Based on Hillary's less than favorable view of the Iraq war (despite voting for it...), I would vote for her over McCain should she get the nod. This is coming from an Obama supporter. Given McCain's age and seeming unwillingness to even reevaluate the situation in Iraq, which I personally feel has more of an impact of national security (in a negative way) than anything else, Hillary would get my vote. That's my opinion, to which many would disagree. I generally don't support people for commander-in-chief who can't remember which side is which in a hot war, veteran or not.

But in general I think you're right about the Democratic party splitting, particularly among hardline Obama supporters (of which there are many, myself not one of them) and the moderate Clintonistas.

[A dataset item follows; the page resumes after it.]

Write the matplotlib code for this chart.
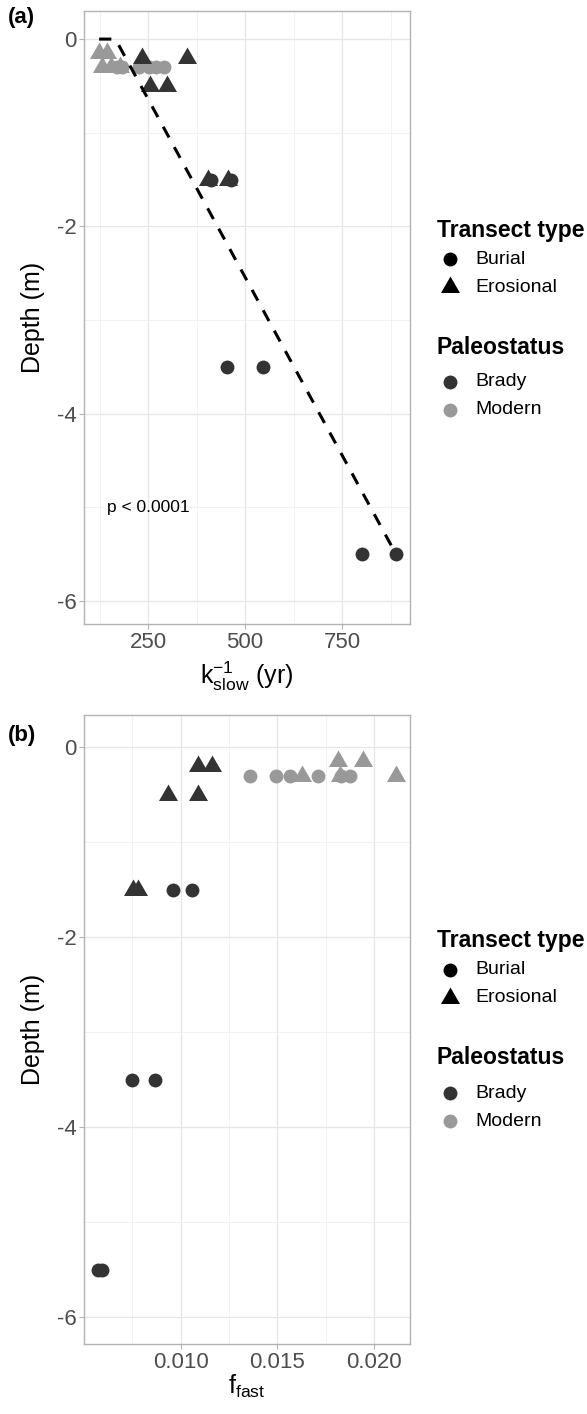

But if the best we can do is another Clinton and a senior citizen, I'm going to have to go ahead and agree with buruboi and say that perhaps our system is a bit decrepit.

Matt said...

Buruboi

While "American" to many of us means "democratic", the truth is that nearly ever federal-level election in the United States is and always has been (since the 17th Amendment, at least) winner-take-all with the winner only needing a plurality of votes. So in that sense, whether better or worse than the Democratic (capital D) system, the Republican system is more "American."

buruboi said...

Matt,

I don't think the intent of the author was to point out that winner-takes-all has a longer history in America than any other electoral mechanism (although you're right to point that out since indeed it does). Rather, I think the intent was to suggest that winner-takes-all better embodies American democratic ideals than any other electoral mechanism. I'm voicing my disagreement with that notion.

Matt said...

If it doesn't embody American Democratic Ideals, why has that been the system since the nation's inception? American democratic ideals are what we made them.

RD said...

The US electoral system in general is archaic and inefficient. PR and MMP systems around the world have demonstrated superiority over the American way.

I do disagree with Ben's assessment of McCain vs. Hillary. Ben, you're correct to say that McCain has been unwilling to change positions on Iraq. However, so has Hillary. As things are now, the surge has produced a lot of benefits, making McCain more correct as time goes by - and making Hillary more wrong. I don't credit McCain's vast wisdom for this - but circumstance has made him more right.

buruboi said...

American ideals and American political history is two entirely different matters. Our ideals are what we define them as, but they are often not what we instituted.

Two hundred years ago, winner-takes-all was the best way the US had of living up to our ideals. It was a huge leap in political thought considering that people weren't even voting elsewhere.

Today, however, electoral systems have been refined. With that refining has come better ways of embodying our ideals.

There are many reasons why winner-takes-all is still used today. One such reasons is that there are many people, ironically enough, that believe that if a system is used since a nation's inception AND that system is not changed for 219 years, that that system is an embodiment of American democratic ideals.